● **Data shown**

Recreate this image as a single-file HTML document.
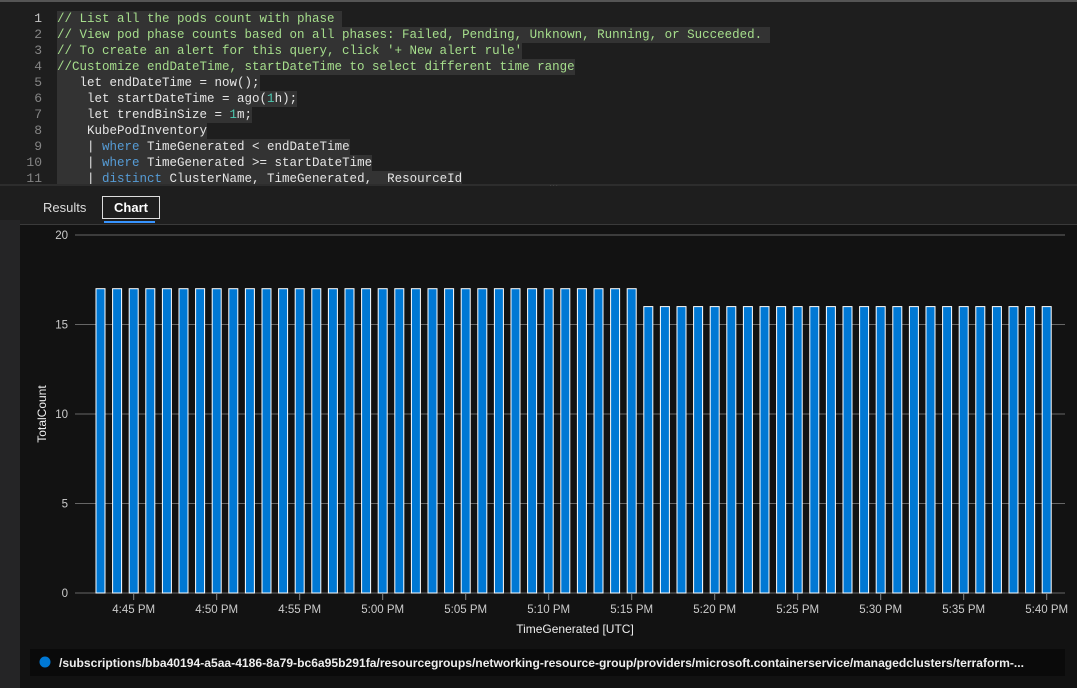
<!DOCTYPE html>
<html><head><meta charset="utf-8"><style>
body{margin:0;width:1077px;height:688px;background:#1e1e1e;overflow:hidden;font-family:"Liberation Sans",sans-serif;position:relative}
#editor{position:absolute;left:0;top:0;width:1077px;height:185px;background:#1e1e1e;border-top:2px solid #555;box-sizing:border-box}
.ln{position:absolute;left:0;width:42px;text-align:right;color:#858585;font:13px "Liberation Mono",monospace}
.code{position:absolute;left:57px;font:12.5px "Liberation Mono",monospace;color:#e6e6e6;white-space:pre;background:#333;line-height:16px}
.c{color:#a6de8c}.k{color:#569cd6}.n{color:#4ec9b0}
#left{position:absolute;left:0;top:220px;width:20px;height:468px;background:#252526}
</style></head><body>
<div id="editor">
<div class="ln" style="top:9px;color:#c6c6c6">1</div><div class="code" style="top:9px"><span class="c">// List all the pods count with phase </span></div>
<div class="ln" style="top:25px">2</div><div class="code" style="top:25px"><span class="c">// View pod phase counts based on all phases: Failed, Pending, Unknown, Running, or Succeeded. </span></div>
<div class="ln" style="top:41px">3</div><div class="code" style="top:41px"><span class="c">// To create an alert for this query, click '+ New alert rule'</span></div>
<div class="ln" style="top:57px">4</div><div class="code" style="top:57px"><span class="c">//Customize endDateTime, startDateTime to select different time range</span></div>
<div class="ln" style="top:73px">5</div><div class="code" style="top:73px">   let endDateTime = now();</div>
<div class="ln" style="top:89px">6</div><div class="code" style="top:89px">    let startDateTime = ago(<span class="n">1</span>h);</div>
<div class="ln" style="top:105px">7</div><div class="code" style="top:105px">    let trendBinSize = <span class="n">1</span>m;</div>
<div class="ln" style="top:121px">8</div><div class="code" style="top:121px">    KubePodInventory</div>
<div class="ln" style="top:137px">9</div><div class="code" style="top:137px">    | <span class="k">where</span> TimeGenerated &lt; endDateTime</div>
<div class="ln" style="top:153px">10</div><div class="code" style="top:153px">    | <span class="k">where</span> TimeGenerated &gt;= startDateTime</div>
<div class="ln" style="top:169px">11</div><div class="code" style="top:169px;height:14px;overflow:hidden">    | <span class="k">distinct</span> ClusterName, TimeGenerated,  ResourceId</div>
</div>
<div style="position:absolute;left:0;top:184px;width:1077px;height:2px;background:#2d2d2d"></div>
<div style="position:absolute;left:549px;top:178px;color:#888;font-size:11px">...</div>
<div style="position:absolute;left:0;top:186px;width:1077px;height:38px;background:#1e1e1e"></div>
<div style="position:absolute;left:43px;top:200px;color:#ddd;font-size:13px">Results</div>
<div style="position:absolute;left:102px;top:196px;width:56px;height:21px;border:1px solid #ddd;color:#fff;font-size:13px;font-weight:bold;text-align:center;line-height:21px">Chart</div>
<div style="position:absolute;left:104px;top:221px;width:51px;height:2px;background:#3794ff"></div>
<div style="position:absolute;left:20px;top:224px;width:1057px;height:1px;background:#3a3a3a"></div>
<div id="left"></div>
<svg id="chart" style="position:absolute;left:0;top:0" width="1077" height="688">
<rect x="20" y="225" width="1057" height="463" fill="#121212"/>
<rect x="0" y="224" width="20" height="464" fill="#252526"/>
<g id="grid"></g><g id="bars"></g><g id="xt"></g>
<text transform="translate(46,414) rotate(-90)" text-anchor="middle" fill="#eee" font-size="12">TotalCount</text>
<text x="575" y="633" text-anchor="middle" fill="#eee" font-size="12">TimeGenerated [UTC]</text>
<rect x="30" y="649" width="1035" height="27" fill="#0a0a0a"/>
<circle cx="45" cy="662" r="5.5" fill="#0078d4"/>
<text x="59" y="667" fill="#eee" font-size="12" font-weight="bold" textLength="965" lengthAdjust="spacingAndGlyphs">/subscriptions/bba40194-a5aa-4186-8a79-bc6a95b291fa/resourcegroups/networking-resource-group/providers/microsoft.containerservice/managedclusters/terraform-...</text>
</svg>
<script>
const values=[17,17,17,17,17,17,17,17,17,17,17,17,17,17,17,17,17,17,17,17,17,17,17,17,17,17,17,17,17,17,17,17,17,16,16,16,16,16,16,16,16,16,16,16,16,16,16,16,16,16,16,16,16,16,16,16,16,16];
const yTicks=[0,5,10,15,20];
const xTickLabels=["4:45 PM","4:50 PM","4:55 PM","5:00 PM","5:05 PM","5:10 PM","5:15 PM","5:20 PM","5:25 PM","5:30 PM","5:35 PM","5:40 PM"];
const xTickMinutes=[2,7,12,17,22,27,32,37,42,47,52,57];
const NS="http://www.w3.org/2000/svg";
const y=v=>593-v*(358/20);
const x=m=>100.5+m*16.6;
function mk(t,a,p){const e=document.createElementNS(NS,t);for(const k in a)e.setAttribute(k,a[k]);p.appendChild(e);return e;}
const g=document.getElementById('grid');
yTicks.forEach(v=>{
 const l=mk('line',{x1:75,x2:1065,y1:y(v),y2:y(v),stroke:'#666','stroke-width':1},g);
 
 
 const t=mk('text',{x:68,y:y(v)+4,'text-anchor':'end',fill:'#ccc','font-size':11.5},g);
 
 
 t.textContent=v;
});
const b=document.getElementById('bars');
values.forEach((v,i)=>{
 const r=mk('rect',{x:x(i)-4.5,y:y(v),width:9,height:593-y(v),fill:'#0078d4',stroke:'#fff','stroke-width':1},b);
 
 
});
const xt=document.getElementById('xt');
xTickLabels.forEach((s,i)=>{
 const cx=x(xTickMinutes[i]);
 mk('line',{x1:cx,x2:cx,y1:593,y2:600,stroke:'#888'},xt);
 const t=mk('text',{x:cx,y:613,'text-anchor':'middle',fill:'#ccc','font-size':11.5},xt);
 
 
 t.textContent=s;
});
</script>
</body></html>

● **Aim**
Reproduce the whole listing exactly, but not the images in it.

● **The completed task**
Recreate this image as a single-file HTML document.
<!DOCTYPE html>
<html><head><meta charset="utf-8"><style>
body{margin:0;width:1077px;height:688px;background:#1e1e1e;overflow:hidden;font-family:"Liberation Sans",sans-serif;position:relative}
#editor{position:absolute;left:0;top:0;width:1077px;height:185px;background:#1e1e1e;border-top:2px solid #555;box-sizing:border-box}
.ln{position:absolute;left:0;width:42px;text-align:right;color:#858585;font:13px "Liberation Mono",monospace}
.code{position:absolute;left:57px;font:12.5px "Liberation Mono",monospace;color:#e6e6e6;white-space:pre;background:#333;line-height:16px}
.c{color:#a6de8c}.k{color:#569cd6}.n{color:#4ec9b0}
#left{position:absolute;left:0;top:220px;width:20px;height:468px;background:#252526}
</style></head><body>
<div id="editor">
<div class="ln" style="top:9px;color:#c6c6c6">1</div><div class="code" style="top:9px"><span class="c">// List all the pods count with phase </span></div>
<div class="ln" style="top:25px">2</div><div class="code" style="top:25px"><span class="c">// View pod phase counts based on all phases: Failed, Pending, Unknown, Running, or Succeeded. </span></div>
<div class="ln" style="top:41px">3</div><div class="code" style="top:41px"><span class="c">// To create an alert for this query, click '+ New alert rule'</span></div>
<div class="ln" style="top:57px">4</div><div class="code" style="top:57px"><span class="c">//Customize endDateTime, startDateTime to select different time range</span></div>
<div class="ln" style="top:73px">5</div><div class="code" style="top:73px">   let endDateTime = now();</div>
<div class="ln" style="top:89px">6</div><div class="code" style="top:89px">    let startDateTime = ago(<span class="n">1</span>h);</div>
<div class="ln" style="top:105px">7</div><div class="code" style="top:105px">    let trendBinSize = <span class="n">1</span>m;</div>
<div class="ln" style="top:121px">8</div><div class="code" style="top:121px">    KubePodInventory</div>
<div class="ln" style="top:137px">9</div><div class="code" style="top:137px">    | <span class="k">where</span> TimeGenerated &lt; endDateTime</div>
<div class="ln" style="top:153px">10</div><div class="code" style="top:153px">    | <span class="k">where</span> TimeGenerated &gt;= startDateTime</div>
<div class="ln" style="top:169px">11</div><div class="code" style="top:169px;height:14px;overflow:hidden">    | <span class="k">distinct</span> ClusterName, TimeGenerated,  ResourceId</div>
</div>
<div style="position:absolute;left:0;top:184px;width:1077px;height:2px;background:#2d2d2d"></div>
<div style="position:absolute;left:549px;top:178px;color:#888;font-size:11px">...</div>
<div style="position:absolute;left:0;top:186px;width:1077px;height:38px;background:#1e1e1e"></div>
<div style="position:absolute;left:43px;top:200px;color:#ddd;font-size:13px">Results</div>
<div style="position:absolute;left:102px;top:196px;width:56px;height:21px;border:1px solid #ddd;color:#fff;font-size:13px;font-weight:bold;text-align:center;line-height:21px">Chart</div>
<div style="position:absolute;left:104px;top:221px;width:51px;height:2px;background:#3794ff"></div>
<div style="position:absolute;left:20px;top:224px;width:1057px;height:1px;background:#3a3a3a"></div>
<div id="left"></div>
<svg id="chart" style="position:absolute;left:0;top:0" width="1077" height="688">
<rect x="20" y="225" width="1057" height="463" fill="#121212"/>
<rect x="0" y="224" width="20" height="464" fill="#252526"/>
<g id="grid"></g><g id="bars"></g><g id="xt"></g>
<text transform="translate(46,414) rotate(-90)" text-anchor="middle" fill="#eee" font-size="12">TotalCount</text>
<text x="575" y="633" text-anchor="middle" fill="#eee" font-size="12">TimeGenerated [UTC]</text>
<rect x="30" y="649" width="1035" height="27" fill="#0a0a0a"/>
<circle cx="45" cy="662" r="5.5" fill="#0078d4"/>
<text x="59" y="667" fill="#eee" font-size="12" font-weight="bold" textLength="965" lengthAdjust="spacingAndGlyphs">/subscriptions/bba40194-a5aa-4186-8a79-bc6a95b291fa/resourcegroups/networking-resource-group/providers/microsoft.containerservice/managedclusters/terraform-...</text>
</svg>
<script>
const values=[17,17,17,17,17,17,17,17,17,17,17,17,17,17,17,17,17,17,17,17,17,17,17,17,17,17,17,17,17,17,17,17,17,16,16,16,16,16,16,16,16,16,16,16,16,16,16,16,16,16,16,16,16,16,16,16,16,16];
const yTicks=[0,5,10,15,20];
const xTickLabels=["4:45 PM","4:50 PM","4:55 PM","5:00 PM","5:05 PM","5:10 PM","5:15 PM","5:20 PM","5:25 PM","5:30 PM","5:35 PM","5:40 PM"];
const xTickMinutes=[2,7,12,17,22,27,32,37,42,47,52,57];
const NS="http://www.w3.org/2000/svg";
const y=v=>593-v*(358/20);
const x=m=>100.5+m*16.6;
function mk(t,a,p){const e=document.createElementNS(NS,t);for(const k in a)e.setAttribute(k,a[k]);p.appendChild(e);return e;}
const g=document.getElementById('grid');
yTicks.forEach(v=>{
 const l=mk('line',{x1:75,x2:1065,y1:y(v),y2:y(v),stroke:'#666','stroke-width':1},g);
 
 
 const t=mk('text',{x:68,y:y(v)+4,'text-anchor':'end',fill:'#ccc','font-size':11.5},g);
 
 
 t.textContent=v;
});
const b=document.getElementById('bars');
values.forEach((v,i)=>{
 const r=mk('rect',{x:x(i)-4.5,y:y(v),width:9,height:593-y(v),fill:'#0078d4',stroke:'#fff','stroke-width':1},b);
 
 
});
const xt=document.getElementById('xt');
xTickLabels.forEach((s,i)=>{
 const cx=x(xTickMinutes[i]);
 mk('line',{x1:cx,x2:cx,y1:593,y2:600,stroke:'#888'},xt);
 const t=mk('text',{x:cx,y:613,'text-anchor':'middle',fill:'#ccc','font-size':11.5},xt);
 
 
 t.textContent=s;
});
</script>
</body></html>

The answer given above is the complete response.